It’s the sort of thing you would have expected if George Orwell and Jules Verne had been contemporaries and collaborated on a novel. The Department of Defense creates a vast Hypertext Transfer Protocol Network and allows the private sector to take it over and expand it worldwide. Rather than passing through the pesky step of securing private data through the system’s service providers, the government simply taps into the data as it passes through the undersea fiber optic cables stretching from one continent to another. Suddenly the World Wide Web is one vast party line, at least from the NSA’s perspective.
That’s the theory presently being promulgated by investigative reporters with the New York Times. According to The Times‘ article, NSA May Have Hit Internet Companies at a Weak Spot , the data centers belonging to companies like Yahoo and Google are “are locked down with full-time security and state-of-the-art surveillance, including heat sensors and iris scanners.” If anything, it’s easier for government spies to tap the Level 3 Communications Infrastructure, the so-called backbone of the World Wide Web, made up of high capacity optic fiber cables owned by companies like Verizon, the BT Group, and the Vodafone Group.

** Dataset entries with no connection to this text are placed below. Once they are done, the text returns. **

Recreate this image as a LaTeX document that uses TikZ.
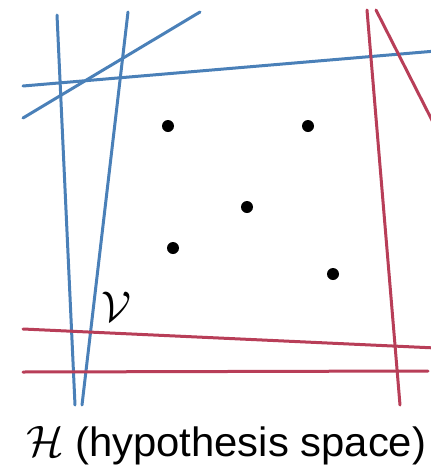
\documentclass[tikz,border=0pt]{standalone}
\usepackage{fontspec}
\setmainfont{Liberation Sans}
\definecolor{hblue}{RGB}{74,128,184}
\definecolor{hred}{RGB}{184,62,88}
\begin{document}
\begin{tikzpicture}[x=1pt,y=-1pt,
  bline/.style={hblue,line width=3pt,line cap=round},
  rline/.style={hred,line width=3pt,line cap=round},
  pt/.style={circle,fill=black,inner sep=0pt,minimum size=12pt}]
\useasboundingbox (0,0) rectangle (431,472);
\clip (0,0) rectangle (431,472);
% blue hypotheses
\coordinate (b1a) at (57,15);  \coordinate (b1b) at (75,405);
\coordinate (b2a) at (128,12); \coordinate (b2b) at (82,405);
\coordinate (b3a) at (23,86);  \coordinate (b3b) at (436,51);
\coordinate (b4a) at (23,118); \coordinate (b4b) at (200,12);
\draw[bline] (b1a) -- (b1b);
\draw[bline] (b2a) -- (b2b);
\draw[bline] (b3a) -- (b3b);
\draw[bline] (b4a) -- (b4b);
% red hypotheses
\coordinate (r1a) at (367,10); \coordinate (r1b) at (400,405);
\coordinate (r2a) at (376,10); \coordinate (r2b) at (440,136);
\coordinate (r3a) at (23,329); \coordinate (r3b) at (436,348);
\coordinate (r4a) at (23,372); \coordinate (r4b) at (428,371);
\draw[rline] (r1a) -- (r1b);
\draw[rline] (r2a) -- (r2b);
\draw[rline] (r3a) -- (r3b);
\draw[rline] (r4a) -- (r4b);
% data points
\node[pt] (p1) at (168,126) {};
\node[pt] (p2) at (308,126) {};
\node[pt] (p3) at (247,207) {};
\node[pt] (p4) at (173,248) {};
\node[pt] (p5) at (333,274) {};
% labels
\node[anchor=base west,inner sep=0pt] (vlab) at (101,321) {\scalebox{4.3}{$\mathcal{V}$}};
\node[anchor=base west,inner sep=0pt] (hlab) at (26,456) {\scalebox{4.4}{$\mathcal{H}$}};
\node[anchor=base west,inner sep=0pt,font=\fontsize{41}{41}\selectfont] (cap) at (75,456) {\scalebox{1.02}[1]{(hypothesis space)}};
\end{tikzpicture}
\end{document}
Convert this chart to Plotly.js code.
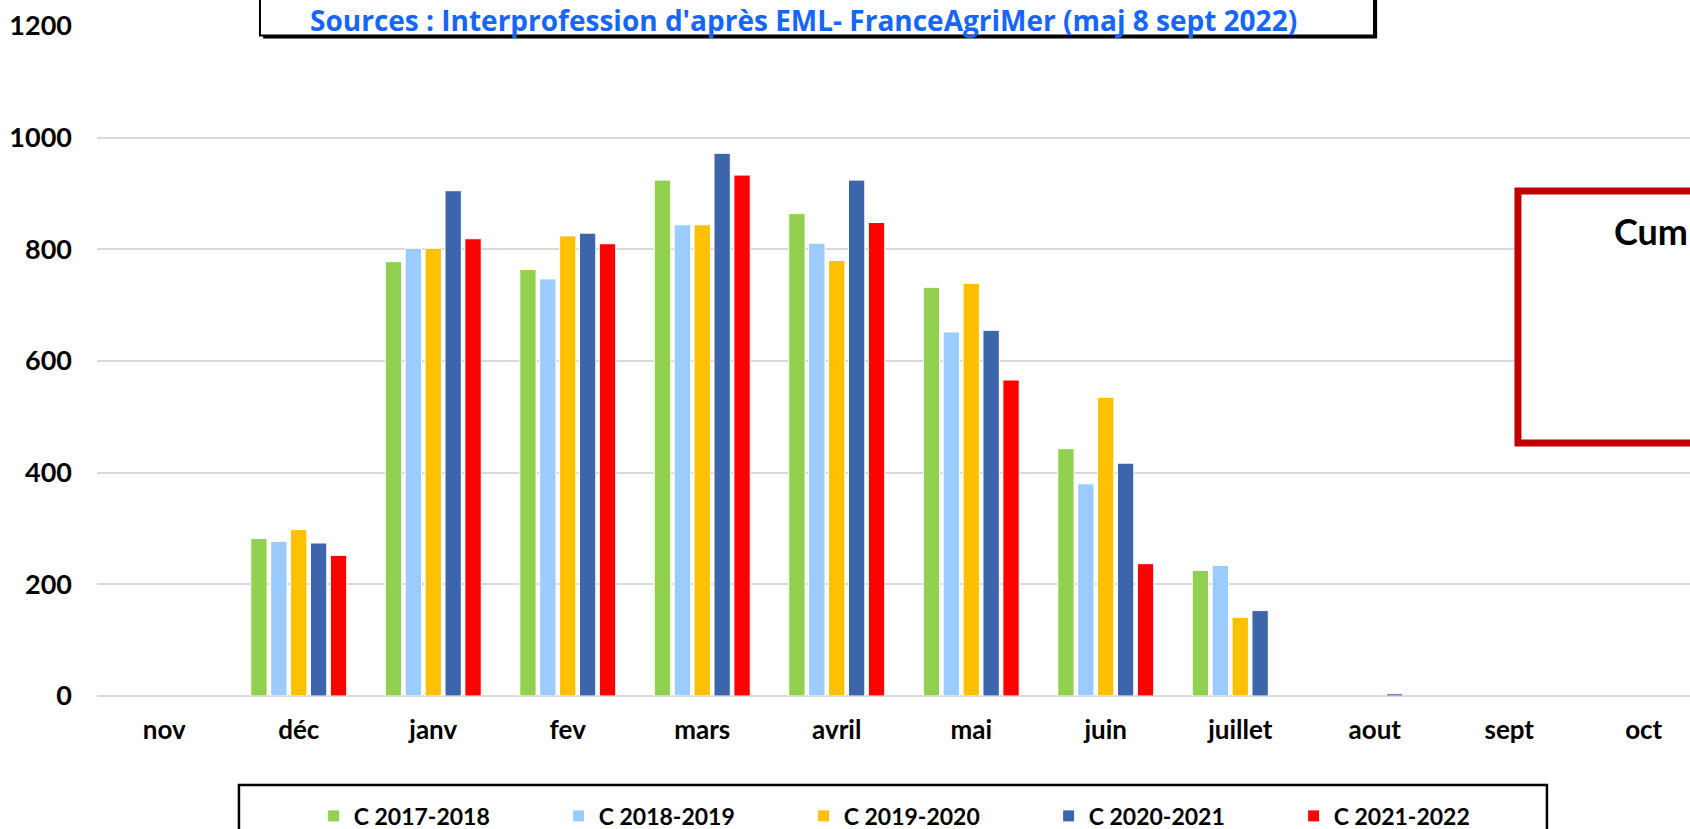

Nearly everything you and I do online passes through this backbone in route to its final destination. I guess you can say that the NSA has taken up global spinal tapping: sampling the flow of information for infectious or inflammatory elements.
In 20,000 Leagues Under the Sea, Jules Vernes wrote “The sea is everything. It covers seven tenths of the terrestrial globe… It is an immense desert, where man is never lonely, for he feels life stirring on all sides.”
This statement is perhaps more true now than ever before. The sea is a very busy place indeed. And the NSA is one very busy body.